McMillon, by criticizing the president but remaining on the council, was trying to straddle a line that ultimately collapsed as the groups fell apart. In a note to employees, later released publicly, McMillon took Trump to task but hailed his later, less controversial remarks. That progress was undone by a free-wheeling press conference where Trump appeared to stick to his earlier response, which led to further defections. A Walmart spokesperson at the time told Retail Dive that McMillon had nothing further to add.
This ad may be that add, and going beyond middle-of-the-road responses may increasingly be a necessity. Decisiveness, even regarding divisive political issues, is emerging as a value on the part of consumers, experts say. In the Trump age, "being political" goes beyond topics like manufacturing jobs, safety in overseas factories and environmental sustainability, says retail futurist Doug Stephens. “We live in a world where retailers are finding themselves having to become more politically responsive — whether they like it or not,” he told Retail Dive in an email earlier this year.
It's the kind of brand positioning that Walmart, "as one of several iconic brands in the market," should do more, according to Jim Fosina, CEO of Fosina Marketing Group, who noted that it's a great message for the retail giant in part because it departs from its usual focus on low prices and wide selection.

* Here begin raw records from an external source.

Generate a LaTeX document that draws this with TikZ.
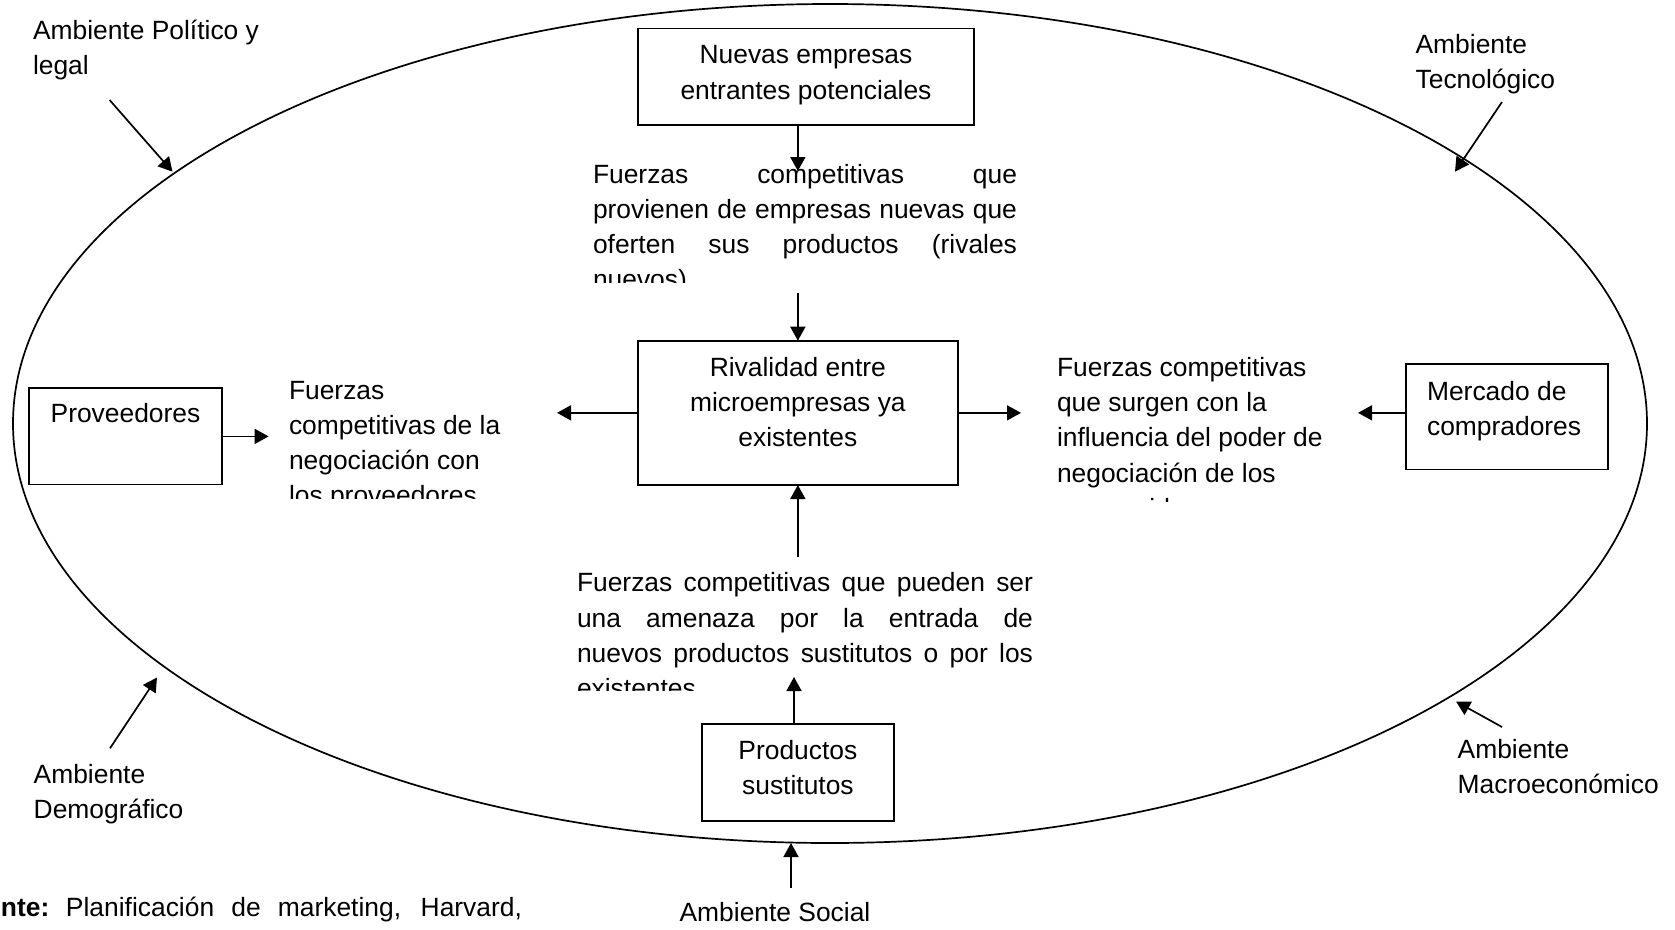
\documentclass[tikz,border=0pt]{standalone}
\usepackage{fontspec}
\setmainfont{Liberation Sans}
\usetikzlibrary{arrows.meta,shapes.geometric}
\newcommand\jline[2]{\makebox[#1][s]{#2}}
\begin{document}
\begin{tikzpicture}[x=1pt,y=-1pt,
  txt/.style={inner sep=0pt, outer sep=0pt, font=\fontsize{26.4}{35.3}\selectfont, align=left},
  boxs/.style={draw, line width=1.7pt, inner sep=0pt, outer sep=0pt},
  arr/.style={line width=1.7pt, -{Triangle[length=14pt,width=15pt]}}
]
\useasboundingbox (0,0) rectangle (1675,929);

% environment ellipse
\node[ellipse, draw, line width=1.7pt, minimum width=1634pt, minimum height=839pt, inner sep=0pt, outer sep=0pt] (env) at (830,423.5) {};

% boxes
\node[boxs, minimum width=336pt, minimum height=96.5pt] (nuevas) at (806,76.75) {};
\node[boxs, minimum width=320.3pt, minimum height=144.3pt] (rival) at (797.85,412.85) {};
\node[boxs, minimum width=193pt, minimum height=96.2pt] (prov) at (125.5,436.4) {};
\node[boxs, minimum width=202pt, minimum height=105.2pt] (merc) at (1506.75,416.9) {};
\node[boxs, minimum width=192.2pt, minimum height=96.4pt] (prod) at (797.9,772.5) {};

% box texts
\node[txt, align=center, anchor=north, yshift=-10.6pt] (nuevasT) at (nuevas.north) {\strut Nuevas empresas\\entrantes potenciales};
\node[txt, align=center, anchor=north, yshift=-10.6pt] (rivalT) at (rival.north) {\strut Rivalidad entre\\microempresas ya\\existentes};
\node[txt, align=center, anchor=north, yshift=-9.5pt] (provT) at (prov.north) {\strut Proveedores};
\node[txt, anchor=north west, xshift=21.3pt, yshift=-11pt] (mercT) at (merc.north west) {\strut Mercado de\\compradores};
\node[txt, align=center, anchor=north, yshift=-10.3pt] (prodT) at (prod.north) {\strut Productos\\sustitutos};

% text blocks (clipped text frames)
\begin{scope}
\clip (560,140) rectangle (1040,282.7);
\node[txt, anchor=north west] (f1) at (593,158.3) {\strut\jline{424pt}{Fuerzas competitivas que}\\\jline{424pt}{provienen de empresas nuevas que}\\\jline{424pt}{oferten sus productos (rivales}\\nuevos)};
\end{scope}
\begin{scope}
\clip (560,550) rectangle (1050,690);
\node[txt, anchor=north west] (f2) at (577,567) {\strut\jline{456pt}{Fuerzas competitivas que pueden ser}\\\jline{456pt}{una amenaza por la entrada de}\\\jline{456pt}{nuevos productos sustitutos o por los}\\existentes};
\end{scope}
\begin{scope}
\clip (280,360) rectangle (560,498.3);
\node[txt, anchor=north west] (fprov) at (289,374.3) {\strut Fuerzas\\competitivas de la\\negociación con\\los proveedores};
\end{scope}
\begin{scope}
\clip (1045,330) rectangle (1380,501);
\node[txt, anchor=north west] (fcomp) at (1057,351.6) {\strut Fuerzas competitivas\\que surgen con la\\influencia del poder de\\negociación de los\\consumidores};
\end{scope}

% environment labels
\node[txt, anchor=north west] (pol) at (33,14.6) {\strut Ambiente Político y\\legal};
\node[txt, anchor=north west] (tec) at (1415.6,28.6) {\strut Ambiente\\Tecnológico};
\node[txt, anchor=north west] (dem) at (33.7,758.6) {\strut Ambiente\\Demográfico};
\node[txt, anchor=north west] (mac) at (1457.7,733.6) {\strut Ambiente\\Macroeconómico};
\node[txt, anchor=base] (soc) at (775,921.7) {Ambiente Social};
\node[txt, anchor=base west] (fuente) at (1,916.7) {\makebox[60pt][l]{\textbf{nte:}}\hspace{5pt}\jline{456pt}{Planificación de marketing, Harvard,}};

% free ends of connectors
\coordinate (polS) at (109.6,100);
\coordinate (polT) at (172.5,171.7);
\coordinate (tecS) at (1502,102);
\coordinate (tecT) at (1455,171.7);
\coordinate (demS) at (110,748.3);
\coordinate (demT) at (157,677.5);
\coordinate (macS) at (1502,727);
\coordinate (macT) at (1456,701.5);
\coordinate (socS) at (791,888.3);
\coordinate (t1) at (797.85,171);
\coordinate (s2) at (797.85,293);
\coordinate (t3) at (557,412.85);
\coordinate (t4) at (1021,412.85);
\coordinate (t5) at (268.6,436.4);
\coordinate (t6) at (1358,412.85);
\coordinate (s7) at (797.85,556.7);
\coordinate (t8) at (794,677);

% environment arrows (towards the ellipse)
\draw[arr] (polS) -- (polT);
\draw[arr] (tecS) -- (tecT);
\draw[arr] (demS) -- (demT);
\draw[arr] (macS) -- (macT);
\draw[arr] (socS) -- (socS |- env.south);

% force arrows
\draw[arr] (nuevas.south -| rival.north) -- (t1);
\draw[arr] (s2) -- (rival.north);
\draw[arr] (rival.west) -- (t3);
\draw[arr] (rival.east) -- (t4);
\draw[arr] (prov.east) -- (t5);
\draw[arr] (merc.west |- rival.west) -- (t6);
\draw[arr] (s7) -- (rival.south);
\draw[arr] (prod.north -| t8) -- (t8);
\end{tikzpicture}
\end{document}
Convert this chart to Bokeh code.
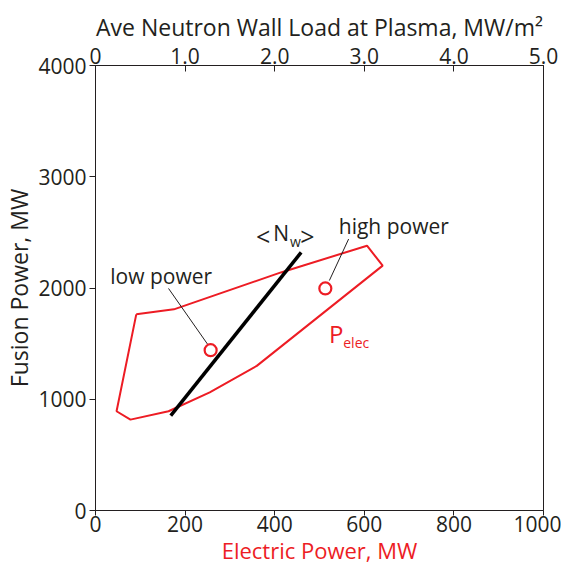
from bokeh.plotting import figure
from bokeh.models import Range1d, LinearAxis, FixedTicker
from bokeh.embed import file_html
from bokeh.resources import INLINE
from bokeh.core.properties import value

# ---- data ----
pelec_x = [91, 175, 414, 606, 641, 360, 255, 163, 78, 47, 91]
pelec_y = [1763, 1808, 2140, 2380, 2201, 1300, 1062, 892, 817, 892, 1763]
nw_x = [168, 459]
nw_y = [853, 2320]
marker_x = [257, 513]
marker_y = [1441, 1996]
marker_names = ["low power", "high power"]
x_ticks = [0, 200, 400, 600, 800, 1000]
y_ticks = [0, 1000, 2000, 3000, 4000]
top_ticks = [0, 1, 2, 3, 4, 5]
top_labels = ["0", "1.0", "2.0", "3.0", "4.0", "5.0"]

RED = "#ed1c24"
DARK = "#231f20"
FONT = "Open Sans"

p = figure(width=561, height=567, output_backend="svg", toolbar_location=None,
           x_range=Range1d(0, 1000), y_range=Range1d(0, 4000),
           min_border_left=94, min_border_right=18, min_border_top=65, min_border_bottom=55)
p.extra_x_ranges = {"nw": Range1d(0, 5)}
p.grid.visible = False
p.outline_line_color = DARK
p.outline_line_width = 1
p.background_fill_color = "white"
p.border_fill_color = "white"

def style(ax):
    ax.axis_line_color = DARK
    ax.major_tick_line_color = DARK
    ax.minor_tick_line_color = None
    ax.major_label_text_font = FONT
    ax.major_label_text_font_size = "21px"
    ax.major_label_text_color = DARK
    ax.axis_label_text_font = FONT
    ax.axis_label_text_font_style = "normal"
    ax.axis_label_text_font_size = "23px"
    ax.axis_label_text_color = DARK

xa = p.xaxis[0]
style(xa)
xa.ticker = FixedTicker(ticks=x_ticks)
xa.axis_label = "Electric Power, MW"
xa.axis_label_text_color = RED
xa.axis_label_text_font_size = "22px"
xa.major_tick_out = 5
xa.major_tick_in = 0
xa.major_label_standoff = 0
xa.axis_label_standoff = 0

ya = p.yaxis[0]
style(ya)
ya.ticker = FixedTicker(ticks=y_ticks)
ya.axis_label = "Fusion Power, MW"
ya.axis_label_text_font_size = "23px"
ya.major_tick_out = 6
ya.major_tick_in = 0
ya.major_label_standoff = 3
ya.axis_label_standoff = 0

ta = LinearAxis(x_range_name="nw", ticker=FixedTicker(ticks=top_ticks),
                axis_label="Ave Neutron Wall Load at Plasma, MW/m²")
style(ta)
ta.major_label_overrides = {t: l for t, l in zip(top_ticks, top_labels)}
ta.major_tick_in = 6
ta.major_tick_out = 0
ta.major_label_standoff = 2
ta.axis_label_standoff = 2
p.add_layout(ta, "above")

# polygon
p.line(pelec_x, pelec_y, line_color=RED, line_width=2)
# neutron wall load line
p.line(nw_x, nw_y, line_color="black", line_width=3.5)

# leader lines
p.segment(x0=[163, 565], y0=[1996, 2440], x1=[251, 522], y1=[1490, 2067],
          line_color=DARK, line_width=1)

# markers
p.scatter(marker_x, marker_y, marker="circle", size=12, fill_color=None,
          line_color=RED, line_width=2.2)

def txt(x, y, s, size, color=DARK):
    p.text(x=[x], y=[y], text=[s], text_font=value(FONT), text_font_size=size,
           text_color=color, text_baseline="alphabetic", text_align="left")

txt(33, 2112, "low power", "21px")
txt(543, 2559, "high power", "21px")
txt(358, 2470, "<", "25px")
txt(397, 2497, "N", "21px")
txt(434, 2416, "w", "14px")
txt(457, 2470, ">", "25px")
txt(521, 1593, "P", "24px", RED)
txt(553, 1512, "elec", "14px", RED)

open("out.html", "w").write(file_html(p, INLINE))
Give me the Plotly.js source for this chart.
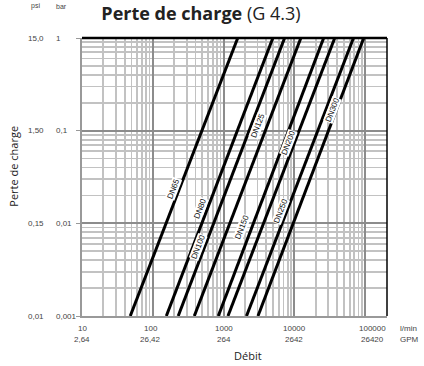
<!DOCTYPE html>
<html>
<head>
<meta charset="utf-8">
<script src="https://cdn.plot.ly/plotly-3.0.1.min.js"></script>
<style>html,body{margin:0;padding:0;background:#fff;}#chart{width:424px;height:366px;}</style>
</head>
<body>
<div id="chart"></div>
<script>
// ---- data ----
const sizes = ['DN65', 'DN80', 'DN100', 'DN125', 'DN150', 'DN200', 'DN250', 'DN300'];
// flow (l/min) at the bottom of the chart (0.001 bar) and at the top (1 bar)
const flowAtLowLoss = [48, 155, 228, 385, 840, 1150, 2100, 3050];
const flowAtHighLoss = [1580, 4950, 7250, 12300, 25800, 37000, 68000, 95000];
const lossEnds = [0.001, 1];

// tick labels
const flowTicks = [10, 100, 1000, 10000, 100000];
const flowTickLpm = ['10', '100', '1000', '10000', '100000'];
const flowTickGpm = ['2,64', '26,42', '264', '2642', '26420'];
const lossTicks = [1, 0.1, 0.01, 0.001];
const lossTickBar = ['1', '0,1', '0,01', '0,001'];
const lossTickPsi = ['15,0', '1,50', '0,15', '0,01'];

// label placement (layout only)
const labelPos = [
  [197, 0.0237], [469, 0.0144], [444, 0.00556], [3040, 0.114],
  [1820, 0.00895], [8280, 0.074], [6310, 0.01355], [34000, 0.166]
];
const flowTickShift = [0, -2, 0, 0, 7];

const traces = sizes.map((s, i) => ({
  type: 'scatter', mode: 'lines', name: s,
  x: [flowAtLowLoss[i], flowAtHighLoss[i]],
  y: [lossEnds[0], lossEnds[1]],
  line: {color: '#000', width: 3},
  hoverinfo: 'skip'
}));

const tickFont = {family: 'Liberation Sans, Arial, sans-serif', size: 8, color: '#444'};
const ann = [];
sizes.forEach((s, i) => ann.push({
  x: Math.log10(labelPos[i][0]), y: Math.log10(labelPos[i][1]), xref: 'x', yref: 'y',
  text: s, showarrow: false, textangle: -69, bgcolor: '#fff', borderpad: 0,
  font: {family: 'Liberation Sans, Arial, sans-serif', size: 8, color: '#111'}
}));
flowTicks.forEach((v, i) => {
  ann.push({x: Math.log10(v), y: -0.0453, xref: 'x', yref: 'paper', text: flowTickLpm[i],
    showarrow: false, xshift: flowTickShift[i], yanchor: 'middle', font: tickFont});
  ann.push({x: Math.log10(v), y: -0.085, xref: 'x', yref: 'paper', text: flowTickGpm[i],
    showarrow: false, xshift: flowTickShift[i], yanchor: 'middle', font: tickFont});
});
ann.push({x: 1.037, y: -0.0453, xref: 'paper', yref: 'paper', text: 'l/min', showarrow: false, xanchor: 'left', yanchor: 'middle', font: tickFont});
ann.push({x: 1.037, y: -0.085, xref: 'paper', yref: 'paper', text: 'GPM', showarrow: false, xanchor: 'left', yanchor: 'middle', font: tickFont});
lossTicks.forEach((v, i) => {
  ann.push({x: -0.0908, y: Math.log10(v), xref: 'paper', yref: 'y', text: lossTickBar[i],
    showarrow: false, xanchor: 'left', yanchor: 'middle', font: tickFont});
  ann.push({x: -0.1515, y: Math.log10(v), xref: 'paper', yref: 'y', text: lossTickPsi[i],
    showarrow: false, xanchor: 'center', yanchor: 'middle', font: tickFont});
});
ann.push({x: -0.1515, y: 1.114, xref: 'paper', yref: 'paper', text: 'psi', showarrow: false, xanchor: 'center', yanchor: 'middle', font: {family: 'Liberation Sans, Arial, sans-serif', size: 7, color: '#444'}});
ann.push({x: -0.0908, y: 1.114, xref: 'paper', yref: 'paper', text: 'bar', showarrow: false, xanchor: 'left', yanchor: 'middle', font: {family: 'Liberation Sans, Arial, sans-serif', size: 7, color: '#444'}});
ann.push({x: 0.545, y: -0.1414, xref: 'paper', yref: 'paper', text: 'Débit', showarrow: false, xanchor: 'center', yanchor: 'middle', font: {family: 'Open Sans, sans-serif', size: 11, color: '#222'}});
ann.push({x: -0.225, y: 0.5385, xref: 'paper', yref: 'paper', text: 'Perte de charge', showarrow: false, textangle: -90, xanchor: 'center', yanchor: 'middle', font: {family: 'Open Sans, sans-serif', size: 11, color: '#222'}});

const layout = {
  width: 424, height: 366,
  margin: {l: 82, r: 37, t: 38, b: 50, pad: 0},
  paper_bgcolor: '#fff', plot_bgcolor: '#fff',
  showlegend: false,
  title: {text: '<b>Perte de charge</b> (G 4.3)', x: 0.474, xanchor: 'center', y: 0.962, yanchor: 'middle',
    font: {family: 'Open Sans, sans-serif', size: 18, color: '#222'}},
  xaxis: {type: 'log', range: [1, 5.306], dtick: 1, showticklabels: false,
    showgrid: true, gridcolor: '#8c8c8c', gridwidth: 2,
    minor: {dtick: 'D1', showgrid: true, gridcolor: '#c2c2c2', gridwidth: 1.8, ticks: ''},
    showline: true, linecolor: '#999', linewidth: 2, zeroline: false, ticks: ''},
  yaxis: {type: 'log', range: [-3, 0], dtick: 1, showticklabels: false,
    showgrid: true, gridcolor: '#8c8c8c', gridwidth: 2,
    minor: {dtick: 'D1', showgrid: true, gridcolor: '#c2c2c2', gridwidth: 1.8, ticks: ''},
    showline: true, linecolor: '#999', linewidth: 2, zeroline: false,
    ticks: 'outside', ticklen: 4, tickcolor: '#999', tickwidth: 1},
  shapes: [
    {type: 'line', xref: 'paper', yref: 'paper', x0: 0, x1: 1, y0: 1, y1: 1, line: {color: '#000', width: 2.5}},
    {type: 'line', xref: 'paper', yref: 'paper', x0: 1, x1: 1, y0: 0, y1: 1, line: {color: '#000', width: 1.5}}
  ],
  annotations: ann
};
Plotly.newPlot('chart', traces, layout, {displayModeBar: false, staticPlot: true});
</script>
</body>
</html>
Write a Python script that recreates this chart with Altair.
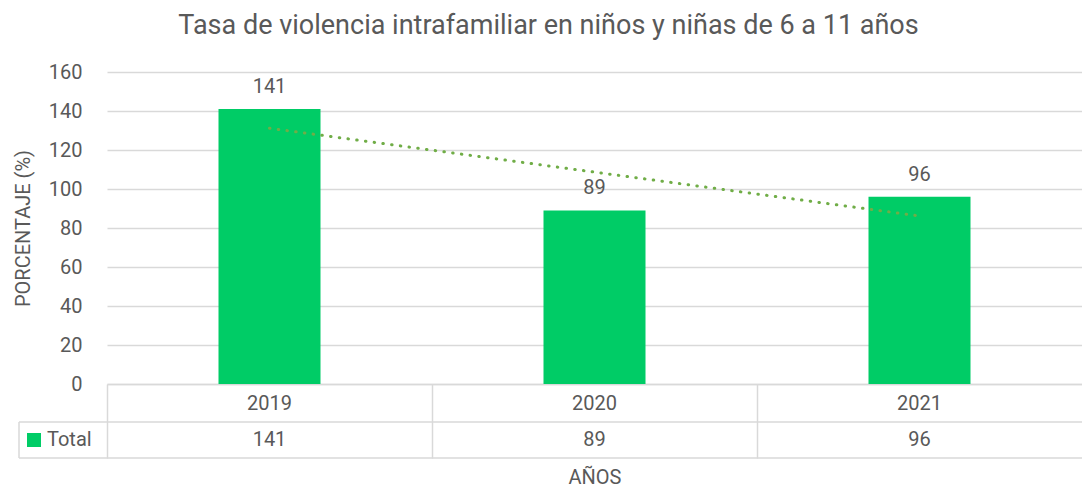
import altair as alt
import pandas as pd

years = ["2019", "2020", "2021"]
year_num = [2019, 2020, 2021]
values = [141, 89, 96]
y_ticks = [0, 20, 40, 60, 80, 100, 120, 140, 160]
series_name = "Total"

title_text = "Tasa de violencia intrafamiliar en niños y niñas de 6 a 11 años"
y_title = "PORCENTAJE (%)"
x_title = "AÑOS"

df = pd.DataFrame({"year": years, "yr": year_num, "value": values})
one = pd.DataFrame({"k": [0]})

FONT = "Roboto"
TXT = "#595959"
GRID = "#d9d9d9"
BAR = "#00CC66"
TREND = "#70AD47"
FS = 20

W, H = 975, 312
ROW1 = 38   # height of year row
ROW2 = 36   # height of total row
LEFTBOX = -88

xenc = alt.X(
    "year:N",
    sort=years,
    scale=alt.Scale(paddingInner=0, paddingOuter=0),
    axis=alt.Axis(
        title=x_title,
        labels=False,
        ticks=True,
        tickSize=ROW1 + ROW2,
        tickColor=GRID,
        tickWidth=1.5,
        bandPosition=0,
        domainColor=GRID,
        domainWidth=1.5,
        titleFont=FONT,
        titleFontSize=FS,
        titleFontWeight="normal",
        titleColor=TXT,
        titlePadding=9,
    ),
)

yenc = alt.Y(
    "value:Q",
    scale=alt.Scale(domain=[0, 160], nice=False),
    axis=alt.Axis(
        title=y_title,
        values=y_ticks,
        labelOverlap=False,
        grid=True,
        gridColor=GRID,
        gridWidth=1.5,
        domain=False,
        ticks=False,
        labelFont=FONT,
        labelFontSize=FS,
        labelColor=TXT,
        labelPadding=25,
        titleFont=FONT,
        titleFontSize=FS,
        titleFontWeight="normal",
        titleColor=TXT,
        titlePadding=15,
    ),
)

base = alt.Chart(df)

bars = base.mark_bar(size=102, color=BAR).encode(x=xenc, y=yenc)

labels = base.mark_text(dy=-16, baseline="alphabetic", font=FONT, fontSize=FS, color=TXT).encode(
    x=xenc, y=yenc, text="value:Q"
)

trend = (
    base.transform_regression("yr", "value")
    .transform_calculate(year="toString(datum.yr)")
    .mark_line(color=TREND, strokeWidth=3, strokeDash=[0.5, 8.3], strokeCap="round")
    .encode(x=xenc, y=yenc)
)

year_row = base.mark_text(font=FONT, fontSize=FS, color=TXT, baseline="middle").encode(
    x=xenc, y=alt.value(H + ROW1 / 2 + 1), text="year:N"
)

total_row = base.mark_text(font=FONT, fontSize=FS, color=TXT, baseline="middle").encode(
    x=xenc, y=alt.value(H + ROW1 + ROW2 / 2), text="value:Q"
)

hlines = alt.Chart(pd.DataFrame({"yy": [H + ROW1, H + ROW1 + ROW2]})).mark_rule(
    color=GRID, strokeWidth=1.5
).encode(x=alt.value(LEFTBOX), x2=alt.value(W), y=alt.Y("yy:Q", scale=None))

vline = alt.Chart(one).mark_rule(color=GRID, strokeWidth=1.5).encode(
    x=alt.value(LEFTBOX), y=alt.value(H + ROW1), y2=alt.value(H + ROW1 + ROW2)
)

legend_sq = alt.Chart(one).mark_square(size=196, color=BAR, opacity=1).encode(
    x=alt.value(LEFTBOX + 15), y=alt.value(H + ROW1 + ROW2 / 2)
)
legend_txt = alt.Chart(one).mark_text(
    text=series_name, font=FONT, fontSize=FS, color=TXT, align="left", baseline="middle"
).encode(x=alt.value(LEFTBOX + 28), y=alt.value(H + ROW1 + ROW2 / 2))

chart = (
    alt.layer(bars, trend, labels, year_row, total_row, hlines, vline, legend_sq, legend_txt)
    .properties(
        width=W,
        height=H,
        autosize=alt.AutoSizeParams(type="none"),
        padding={"left": 99, "top": 64, "right": 0, "bottom": 108},
        title=alt.TitleParams(
            text=title_text,
            font=FONT,
            fontSize=27,
            fontWeight="normal",
            color=TXT,
            anchor="middle",
            dx=-46,
            offset=22,
        ),
    )
    .configure_view(stroke=None)
)

chart.save("out.html", embed_options={"renderer": "svg", "actions": False})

"They need to show that a BIG company can speak in a low voice to the hearts of the people that they serve as customers. They should be revealing their soul and humanity as a core component in their marketing moving forward," he told Retail Dive in an email. "The current generation of consumers and those that are coming up want to 'feel good' about the brands that they engage with. [This] speaks more eloquently about the number of jobs that the company creates, the number of families that the company impacts in a very direct way. They need to bring the humanity back into the brand so that they can strengthen reasons to shop at their stores."
While many brands have traditionally been loathe to take a stand, out of fear of alienating customers, a political stance is emerging as helpful, according to pubic affairs firm Global Strategy Group.
"Americans are looking to corporations to lead on the issues of the day,” according to an email from Global Strategy Group, which conducted a study of consumer reaction to Super Bowl ads last year, many of which were political, or perceived to be. "From CEOs protesting at airports to Super Bowl ads opposing Trump’s immigration ban, we are seeing unprecedented political activism from corporations. While this level of activism may present challenges with the new Administration, Americans are clear that they want corporations to engage in the political debate."